Guitar Center Inc. filed for Chapter 11 in bankruptcy court in Richmond, Va., the company announced Nov. 21.
The filing was expected. As reported, the company announced Nov. 13 that it had entered into a restructuring support agreement, or RSA, with "key stakeholders," including equity sponsor Ares Management, new equity investors Brigade Capital Management and The Carlyle Group, and "supermajorities of its noteholder groups" providing for "a comprehensive transaction that will deleverage the company's balance sheet," adding that it would implement the pact via a prepackaged Chapter 11 to be filed "in the coming weeks."
Specifically, bankruptcy court filings state that the company's plan is backed by holders of 100% of its senior secured super-priority notes, 71% of its senior secured notes and 84% of its senior unsecured cash/PIK notes.
The company said it expects to complete the Chapter 11 process by the end of the year. According to court filings, the company is seeking to schedule a combined hearing to confirm its reorganization plan and approve the adequacy of its disclosure statement for Dec. 17. The voting deadline would be Dec. 10. It is worth noting, however, that the RSA's milestone deadlines do not require plan confirmation until Jan. 6, 2021, or emergence from Chapter 11 until Feb. 1, 2021.

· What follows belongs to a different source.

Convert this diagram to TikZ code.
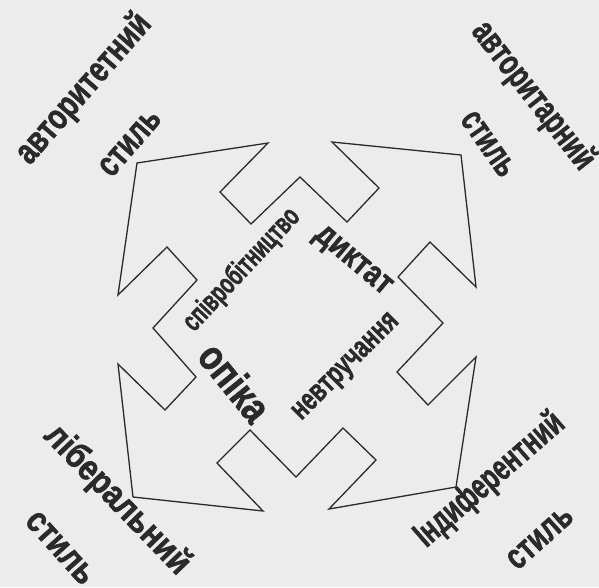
\documentclass[tikz,border=0pt]{standalone}
\usepackage{fontspec}
\setmainfont{Liberation Sans}[BoldFeatures={FakeBold=1.6}]
\definecolor{bg}{HTML}{ECECEC}
\definecolor{ink}{HTML}{2A2A2A}
\newcommand{\sq}[3]{\fontsize{#1}{#1}\selectfont\bfseries\scalebox{#2}[1]{#3}}
\tikzset{
  lab/.style={text=ink, inner sep=0pt},
  outline/.style={draw=ink, line width=1.3pt, line join=miter}
}
\begin{document}
\begin{tikzpicture}[x=1pt,y=-1pt]
\fill[bg] (0,0) rectangle (599,587);
\useasboundingbox (0,0) rectangle (599,587);
% star outline
\draw[outline]
  (137,163) coordinate (tl) -- (268,143) -- (220,192) -- (251,224) -- (300,177) -- (347,222) -- (379,188)
  -- (332,142) -- (461,155) coordinate (tr) -- (476,287) -- (430,242) -- (398,277) -- (443,323) -- (397,372)
  -- (428,405) -- (476,357) -- (456,487) coordinate (br) -- (329,509) -- (376,460) -- (343,428) -- (296,477)
  -- (250,430) -- (217,463) -- (263,511) -- (133,497) coordinate (bl) -- (118,364) -- (165,410) -- (196,377)
  -- (153,328) -- (197,280) -- (167,247) -- (118,295) -- cycle;
% outer labels
\node[lab, rotate=49] (a1) at (84,89) {\sq{36}{0.76}{авторитетний}};
\node[lab, rotate=49] (a2) at (130,143) {\sq{36}{0.74}{стиль}};
\node[lab, rotate=-52] (b1) at (533,96) {\sq{36}{0.71}{авторитарний}};
\node[lab, rotate=-55] (b2) at (488,144) {\sq{36}{0.69}{стиль}};
\node[lab, rotate=-46] (c1) at (117,500) {\sq{36}{0.85}{ліберальний}};
\node[lab, rotate=-48] (c2) at (60,548) {\sq{36}{0.83}{стиль}};
\node[lab, rotate=41] (d1) at (490,480) {\sq{36}{0.675}{Індиферентний}};
\node[lab, rotate=42] (d2) at (540,538) {\sq{36}{0.74}{стиль}};
% inner labels
\node[lab, rotate=47] (e1) at (242,270) {\sq{29}{0.66}{співробітництво}};
\node[lab, rotate=-40] (e2) at (352,262) {\sq{34}{0.82}{диктат}};
\node[lab, rotate=-51] (e3) at (235,382) {\sq{42}{0.82}{опіка}};
\node[lab, rotate=45] (e4) at (347,368) {\sq{31}{0.71}{невтручання}};
\end{tikzpicture}
\end{document}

As it said in its statement on Nov. 13, the company reiterated that its reorganization was backed by up to $165 million in new equity from Ares, Brigade and The Carlyle Group, and that it "intends to raise $335 million in new senior secured notes" with UBS Investment Bank as the lead placement agent.
According to the company's disclosure statement, the new equity investment will be for 100% of the equity in the reorganized company. The new notes would be first-lien notes issued on "prevailing market terms."
The plan also contemplates a new $375 million asset-based lending facility upon emergence.
As for distributions to creditors, the company's plan provides for lenders under the company's $42 million super-priority secured notes to be repaid in full, in cash (a 100% recovery); holders of secured notes with allowed claims of $676 million to receive $450 million in cash and $160 million of new preferred equity, subject to an election to receive up to $30 million in additional cash in lieu of new preferred equity (a recovery of 90%); and holders of $415 million unsecured note claims to receive $2 million of new junior preferred equity (a recovery of 0.5%).
The new preferred equity would pay dividends at a rate of 15% per year and would be subject to redemption after three years. The junior preferred would not pay any dividends.
Holders of about $72 million of allowed general unsecured claims would be paid in full, in cash or receive a recovery that would otherwise leave claim holders unimpaired. Among the company's largest holders of trade claims are Yamaha Music, which is owed about $13.1 million; Fender Corp., owed about $10.7 million; Ningbo Tonwell Audio Equipment, owed about $6.7 million; and Gibson Guitar, owed roughly $5 million.
Last, but not least, the company said it had obtained a $375 million in debtor-in-possession, or DIP, facility from certain of its existing noteholders and asset-based lenders.
According to the company's motion seeking bankruptcy court approval of the DIP, the facility comprises a $325 million term DIP at 7% interest and a $50 million ABL at L+550, with a 1.5% Libor floor, with the full amounts available upon interim approval.
The plan provides for the DIP facility to be repaid in full in cash.